=== Aim ===
Write out the material exactly. Do not include the pictures.

=== Data shown ===
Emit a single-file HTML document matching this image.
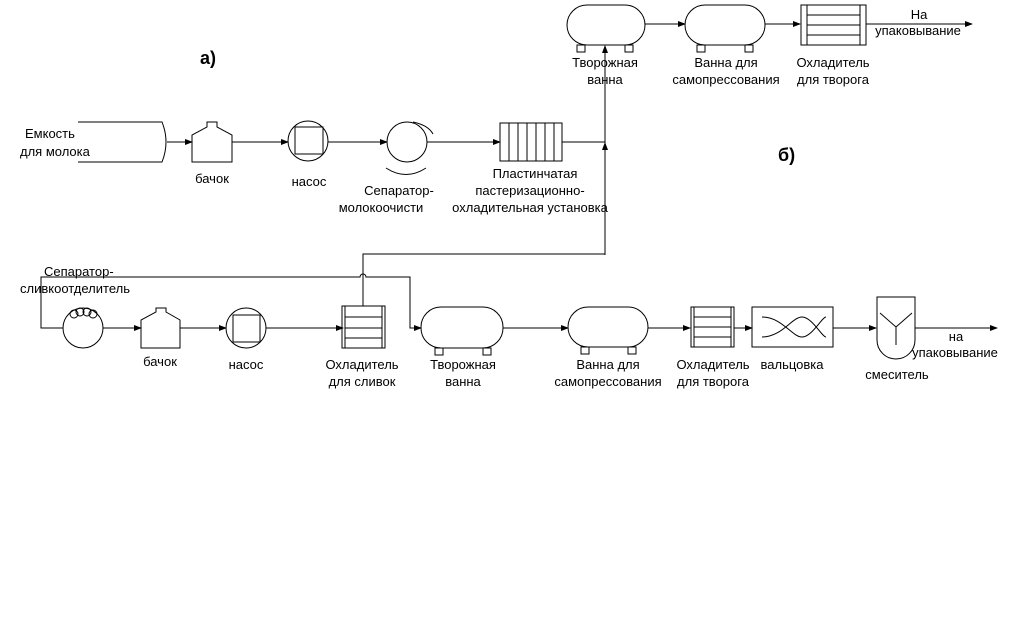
<!DOCTYPE html>
<html><head><meta charset="utf-8"><style>
html,body{margin:0;padding:0;background:#fff}
svg{display:block}
text{font-family:"Liberation Sans",sans-serif;font-size:13px;fill:#000}
.c{text-anchor:middle}
</style></head><body>
<svg width="1010" height="631" viewBox="0 0 1010 631" xmlns="http://www.w3.org/2000/svg">
<defs><marker id="a" markerWidth="8" markerHeight="6" refX="7" refY="3" orient="auto" markerUnits="userSpaceOnUse"><path d="M0,0 L8,3 L0,6 z" fill="#000"/></marker></defs>
<g fill="none" stroke="#000" stroke-width="1">
<!-- Row a -->
<path d="M78,122 H162 Q170,142 162,162 H78"/>
<line x1="167" y1="142" x2="192" y2="142" marker-end="url(#a)"/>
<path d="M192,162 V135 L207,127 V122 H217 V127 L232,135 V162 Z"/>
<line x1="232" y1="142" x2="288" y2="142" marker-end="url(#a)"/>
<circle cx="308" cy="141" r="20"/>
<rect x="295" y="127" width="28" height="27"/>
<line x1="328" y1="142" x2="387" y2="142" marker-end="url(#a)"/>
<circle cx="407" cy="142" r="20"/>
<path d="M413,122 Q428,125 433,134"/>
<path d="M386,168 Q406,181 426,168"/>
<line x1="427" y1="142" x2="500" y2="142" marker-end="url(#a)"/>
<rect x="500" y="123" width="62" height="38"/>
<path d="M509,123V161M518,123V161M527,123V161M536,123V161M545,123V161M554,123V161"/>
<line x1="562" y1="142" x2="605" y2="142"/>
<line x1="605" y1="255" x2="605" y2="143" marker-end="url(#a)"/>
<line x1="605" y1="143" x2="605" y2="46" marker-end="url(#a)"/>
<rect x="567" y="5" width="78" height="40" rx="20"/>
<rect x="577" y="45" width="8" height="7"/><rect x="625" y="45" width="8" height="7"/>
<line x1="645" y1="24" x2="685" y2="24" marker-end="url(#a)"/>
<rect x="685" y="5" width="80" height="40" rx="20"/>
<rect x="697" y="45" width="8" height="7"/><rect x="745" y="45" width="8" height="7"/>
<line x1="765" y1="24" x2="800" y2="24" marker-end="url(#a)"/>
<rect x="801" y="5" width="65" height="40"/>
<path d="M807,5V45M860,5V45M807,15H860M807,25H860M807,35H860"/>
<line x1="866" y1="24" x2="972" y2="24" marker-end="url(#a)"/>
<!-- Row b -->
<circle cx="83" cy="328" r="20"/>
<circle cx="74" cy="314" r="4"/><circle cx="80" cy="312" r="4"/><circle cx="87" cy="312" r="4"/><circle cx="93" cy="314" r="4"/>
<path d="M63,328 H41 V277 H360 A3,3 0 0 1 366,277 H410 V328 H421" marker-end="url(#a)"/>
<line x1="103" y1="328" x2="141" y2="328" marker-end="url(#a)"/>
<path d="M141,348 V320 L156,312 V308 H166 V312 L180,320 V348 Z"/>
<line x1="180" y1="328" x2="226" y2="328" marker-end="url(#a)"/>
<circle cx="246" cy="328" r="20"/>
<rect x="233" y="315" width="27" height="27"/>
<line x1="266" y1="328" x2="343" y2="328" marker-end="url(#a)"/>
<rect x="342" y="306" width="43" height="42"/>
<path d="M345,306V348M382,306V348M345,317H382M345,328H382M345,338H382"/>
<path d="M363,306 V254 H605"/>
<rect x="421" y="307" width="82" height="41" rx="20"/>
<rect x="435" y="348" width="8" height="7"/><rect x="483" y="348" width="8" height="7"/>
<line x1="503" y1="328" x2="568" y2="328" marker-end="url(#a)"/>
<rect x="568" y="307" width="80" height="40" rx="20"/>
<rect x="581" y="347" width="8" height="7"/><rect x="628" y="347" width="8" height="7"/>
<line x1="648" y1="328" x2="690" y2="328" marker-end="url(#a)"/>
<rect x="691" y="307" width="43" height="40"/>
<path d="M694,307V347M731,307V347M694,317H731M694,327H731M694,337H731"/>
<line x1="734" y1="328" x2="752" y2="328" marker-end="url(#a)"/>
<rect x="752" y="307" width="81" height="40"/>
<path d="M762,317 C782,317 792,337 802,337 S822,317 826,317"/>
<path d="M762,337 C782,337 792,317 802,317 S822,337 826,337"/>
<line x1="833" y1="328" x2="876" y2="328" marker-end="url(#a)"/>
<path d="M877,297 V340 A19,19 0 0 0 915,340 V297 Z"/>
<path d="M880,313 L896,327 L912,313 M896,327 V345"/>
<line x1="915" y1="328" x2="997" y2="328" marker-end="url(#a)"/>
</g>
<text x="200" y="64" style="font-size:18px;font-weight:bold">а)</text>
<text x="778" y="161" style="font-size:18px;font-weight:bold">б)</text>
<text x="25" y="138">Емкость</text>
<text x="20" y="156">для молока</text>
<text class="c" x="212" y="183">бачок</text>
<text class="c" x="309" y="186">насос</text>
<text class="c" x="399" y="195">Сепаратор-</text>
<text class="c" x="381" y="212">молокоочисти</text>
<text class="c" x="535" y="178">Пластинчатая</text>
<text class="c" x="530" y="195">пастеризационно-</text>
<text class="c" x="530" y="212">охладительная установка</text>
<text class="c" x="605" y="67">Творожная</text>
<text class="c" x="605" y="84">ванна</text>
<text class="c" x="726" y="67">Ванна для</text>
<text class="c" x="726" y="84">самопрессования</text>
<text class="c" x="833" y="67">Охладитель</text>
<text class="c" x="833" y="84">для творога</text>
<text class="c" x="919" y="19">На</text>
<text class="c" x="918" y="35">упаковывание</text>
<text x="44" y="276">Сепаратор-</text>
<text x="20" y="293">сливкоотделитель</text>
<text class="c" x="160" y="366">бачок</text>
<text class="c" x="246" y="369">насос</text>
<text class="c" x="362" y="369">Охладитель</text>
<text class="c" x="362" y="386">для сливок</text>
<text class="c" x="463" y="369">Творожная</text>
<text class="c" x="463" y="386">ванна</text>
<text class="c" x="608" y="369">Ванна для</text>
<text class="c" x="608" y="386">самопрессования</text>
<text class="c" x="713" y="369">Охладитель</text>
<text class="c" x="713" y="386">для творога</text>
<text class="c" x="792" y="369">вальцовка</text>
<text class="c" x="956" y="341">на</text>
<text class="c" x="955" y="357">упаковывание</text>
<text class="c" x="897" y="379">смеситель</text>
</svg>
</body></html>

=== Task result ===
Emit a single-file HTML document matching this image.
<!DOCTYPE html>
<html><head><meta charset="utf-8"><style>
html,body{margin:0;padding:0;background:#fff}
svg{display:block}
text{font-family:"Liberation Sans",sans-serif;font-size:13px;fill:#000}
.c{text-anchor:middle}
</style></head><body>
<svg width="1010" height="631" viewBox="0 0 1010 631" xmlns="http://www.w3.org/2000/svg">
<defs><marker id="a" markerWidth="8" markerHeight="6" refX="7" refY="3" orient="auto" markerUnits="userSpaceOnUse"><path d="M0,0 L8,3 L0,6 z" fill="#000"/></marker></defs>
<g fill="none" stroke="#000" stroke-width="1">
<!-- Row a -->
<path d="M78,122 H162 Q170,142 162,162 H78"/>
<line x1="167" y1="142" x2="192" y2="142" marker-end="url(#a)"/>
<path d="M192,162 V135 L207,127 V122 H217 V127 L232,135 V162 Z"/>
<line x1="232" y1="142" x2="288" y2="142" marker-end="url(#a)"/>
<circle cx="308" cy="141" r="20"/>
<rect x="295" y="127" width="28" height="27"/>
<line x1="328" y1="142" x2="387" y2="142" marker-end="url(#a)"/>
<circle cx="407" cy="142" r="20"/>
<path d="M413,122 Q428,125 433,134"/>
<path d="M386,168 Q406,181 426,168"/>
<line x1="427" y1="142" x2="500" y2="142" marker-end="url(#a)"/>
<rect x="500" y="123" width="62" height="38"/>
<path d="M509,123V161M518,123V161M527,123V161M536,123V161M545,123V161M554,123V161"/>
<line x1="562" y1="142" x2="605" y2="142"/>
<line x1="605" y1="255" x2="605" y2="143" marker-end="url(#a)"/>
<line x1="605" y1="143" x2="605" y2="46" marker-end="url(#a)"/>
<rect x="567" y="5" width="78" height="40" rx="20"/>
<rect x="577" y="45" width="8" height="7"/><rect x="625" y="45" width="8" height="7"/>
<line x1="645" y1="24" x2="685" y2="24" marker-end="url(#a)"/>
<rect x="685" y="5" width="80" height="40" rx="20"/>
<rect x="697" y="45" width="8" height="7"/><rect x="745" y="45" width="8" height="7"/>
<line x1="765" y1="24" x2="800" y2="24" marker-end="url(#a)"/>
<rect x="801" y="5" width="65" height="40"/>
<path d="M807,5V45M860,5V45M807,15H860M807,25H860M807,35H860"/>
<line x1="866" y1="24" x2="972" y2="24" marker-end="url(#a)"/>
<!-- Row b -->
<circle cx="83" cy="328" r="20"/>
<circle cx="74" cy="314" r="4"/><circle cx="80" cy="312" r="4"/><circle cx="87" cy="312" r="4"/><circle cx="93" cy="314" r="4"/>
<path d="M63,328 H41 V277 H360 A3,3 0 0 1 366,277 H410 V328 H421" marker-end="url(#a)"/>
<line x1="103" y1="328" x2="141" y2="328" marker-end="url(#a)"/>
<path d="M141,348 V320 L156,312 V308 H166 V312 L180,320 V348 Z"/>
<line x1="180" y1="328" x2="226" y2="328" marker-end="url(#a)"/>
<circle cx="246" cy="328" r="20"/>
<rect x="233" y="315" width="27" height="27"/>
<line x1="266" y1="328" x2="343" y2="328" marker-end="url(#a)"/>
<rect x="342" y="306" width="43" height="42"/>
<path d="M345,306V348M382,306V348M345,317H382M345,328H382M345,338H382"/>
<path d="M363,306 V254 H605"/>
<rect x="421" y="307" width="82" height="41" rx="20"/>
<rect x="435" y="348" width="8" height="7"/><rect x="483" y="348" width="8" height="7"/>
<line x1="503" y1="328" x2="568" y2="328" marker-end="url(#a)"/>
<rect x="568" y="307" width="80" height="40" rx="20"/>
<rect x="581" y="347" width="8" height="7"/><rect x="628" y="347" width="8" height="7"/>
<line x1="648" y1="328" x2="690" y2="328" marker-end="url(#a)"/>
<rect x="691" y="307" width="43" height="40"/>
<path d="M694,307V347M731,307V347M694,317H731M694,327H731M694,337H731"/>
<line x1="734" y1="328" x2="752" y2="328" marker-end="url(#a)"/>
<rect x="752" y="307" width="81" height="40"/>
<path d="M762,317 C782,317 792,337 802,337 S822,317 826,317"/>
<path d="M762,337 C782,337 792,317 802,317 S822,337 826,337"/>
<line x1="833" y1="328" x2="876" y2="328" marker-end="url(#a)"/>
<path d="M877,297 V340 A19,19 0 0 0 915,340 V297 Z"/>
<path d="M880,313 L896,327 L912,313 M896,327 V345"/>
<line x1="915" y1="328" x2="997" y2="328" marker-end="url(#a)"/>
</g>
<text x="200" y="64" style="font-size:18px;font-weight:bold">а)</text>
<text x="778" y="161" style="font-size:18px;font-weight:bold">б)</text>
<text x="25" y="138">Емкость</text>
<text x="20" y="156">для молока</text>
<text class="c" x="212" y="183">бачок</text>
<text class="c" x="309" y="186">насос</text>
<text class="c" x="399" y="195">Сепаратор-</text>
<text class="c" x="381" y="212">молокоочисти</text>
<text class="c" x="535" y="178">Пластинчатая</text>
<text class="c" x="530" y="195">пастеризационно-</text>
<text class="c" x="530" y="212">охладительная установка</text>
<text class="c" x="605" y="67">Творожная</text>
<text class="c" x="605" y="84">ванна</text>
<text class="c" x="726" y="67">Ванна для</text>
<text class="c" x="726" y="84">самопрессования</text>
<text class="c" x="833" y="67">Охладитель</text>
<text class="c" x="833" y="84">для творога</text>
<text class="c" x="919" y="19">На</text>
<text class="c" x="918" y="35">упаковывание</text>
<text x="44" y="276">Сепаратор-</text>
<text x="20" y="293">сливкоотделитель</text>
<text class="c" x="160" y="366">бачок</text>
<text class="c" x="246" y="369">насос</text>
<text class="c" x="362" y="369">Охладитель</text>
<text class="c" x="362" y="386">для сливок</text>
<text class="c" x="463" y="369">Творожная</text>
<text class="c" x="463" y="386">ванна</text>
<text class="c" x="608" y="369">Ванна для</text>
<text class="c" x="608" y="386">самопрессования</text>
<text class="c" x="713" y="369">Охладитель</text>
<text class="c" x="713" y="386">для творога</text>
<text class="c" x="792" y="369">вальцовка</text>
<text class="c" x="956" y="341">на</text>
<text class="c" x="955" y="357">упаковывание</text>
<text class="c" x="897" y="379">смеситель</text>
</svg>
</body></html>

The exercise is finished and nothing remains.